Carry none of the pictures over; write out the complete data exactly.

====== DATA BLOCK

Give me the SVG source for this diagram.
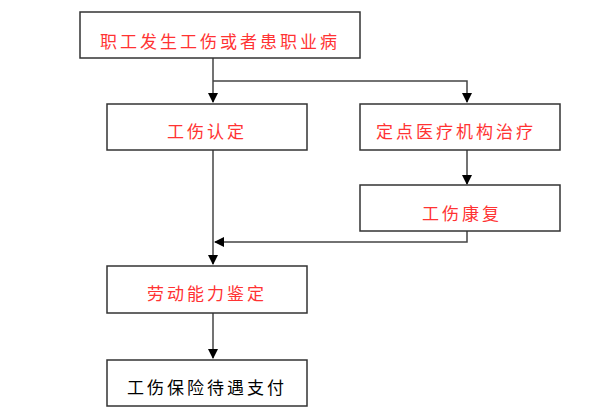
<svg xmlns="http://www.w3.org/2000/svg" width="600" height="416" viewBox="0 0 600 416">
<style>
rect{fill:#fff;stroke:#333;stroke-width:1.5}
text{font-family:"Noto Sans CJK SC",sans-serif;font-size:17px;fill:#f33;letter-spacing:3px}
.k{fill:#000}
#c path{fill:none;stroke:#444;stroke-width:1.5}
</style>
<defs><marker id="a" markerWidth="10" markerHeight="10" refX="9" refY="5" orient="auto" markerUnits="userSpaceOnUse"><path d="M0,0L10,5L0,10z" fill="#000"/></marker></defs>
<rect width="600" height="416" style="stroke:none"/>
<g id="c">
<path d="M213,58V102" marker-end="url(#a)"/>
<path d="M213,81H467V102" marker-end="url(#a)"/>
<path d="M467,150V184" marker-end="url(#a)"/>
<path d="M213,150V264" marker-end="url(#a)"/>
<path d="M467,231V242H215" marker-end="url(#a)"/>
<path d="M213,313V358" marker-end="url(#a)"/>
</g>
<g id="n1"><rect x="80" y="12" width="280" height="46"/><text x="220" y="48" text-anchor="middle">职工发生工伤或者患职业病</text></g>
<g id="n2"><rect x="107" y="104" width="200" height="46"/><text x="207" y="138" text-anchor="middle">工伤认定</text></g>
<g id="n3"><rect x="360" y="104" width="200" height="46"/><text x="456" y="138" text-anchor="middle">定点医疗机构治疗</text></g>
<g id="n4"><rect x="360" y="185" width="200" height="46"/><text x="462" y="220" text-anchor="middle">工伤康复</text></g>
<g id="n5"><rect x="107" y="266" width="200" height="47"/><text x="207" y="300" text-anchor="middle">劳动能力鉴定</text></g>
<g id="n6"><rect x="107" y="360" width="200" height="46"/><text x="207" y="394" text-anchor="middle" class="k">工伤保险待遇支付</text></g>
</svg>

============

### THE ANSWER
Give me the SVG source for this diagram.
<svg xmlns="http://www.w3.org/2000/svg" width="600" height="416" viewBox="0 0 600 416">
<style>
rect{fill:#fff;stroke:#333;stroke-width:1.5}
text{font-family:"Noto Sans CJK SC",sans-serif;font-size:17px;fill:#f33;letter-spacing:3px}
.k{fill:#000}
#c path{fill:none;stroke:#444;stroke-width:1.5}
</style>
<defs><marker id="a" markerWidth="10" markerHeight="10" refX="9" refY="5" orient="auto" markerUnits="userSpaceOnUse"><path d="M0,0L10,5L0,10z" fill="#000"/></marker></defs>
<rect width="600" height="416" style="stroke:none"/>
<g id="c">
<path d="M213,58V102" marker-end="url(#a)"/>
<path d="M213,81H467V102" marker-end="url(#a)"/>
<path d="M467,150V184" marker-end="url(#a)"/>
<path d="M213,150V264" marker-end="url(#a)"/>
<path d="M467,231V242H215" marker-end="url(#a)"/>
<path d="M213,313V358" marker-end="url(#a)"/>
</g>
<g id="n1"><rect x="80" y="12" width="280" height="46"/><text x="220" y="48" text-anchor="middle">职工发生工伤或者患职业病</text></g>
<g id="n2"><rect x="107" y="104" width="200" height="46"/><text x="207" y="138" text-anchor="middle">工伤认定</text></g>
<g id="n3"><rect x="360" y="104" width="200" height="46"/><text x="456" y="138" text-anchor="middle">定点医疗机构治疗</text></g>
<g id="n4"><rect x="360" y="185" width="200" height="46"/><text x="462" y="220" text-anchor="middle">工伤康复</text></g>
<g id="n5"><rect x="107" y="266" width="200" height="47"/><text x="207" y="300" text-anchor="middle">劳动能力鉴定</text></g>
<g id="n6"><rect x="107" y="360" width="200" height="46"/><text x="207" y="394" text-anchor="middle" class="k">工伤保险待遇支付</text></g>
</svg>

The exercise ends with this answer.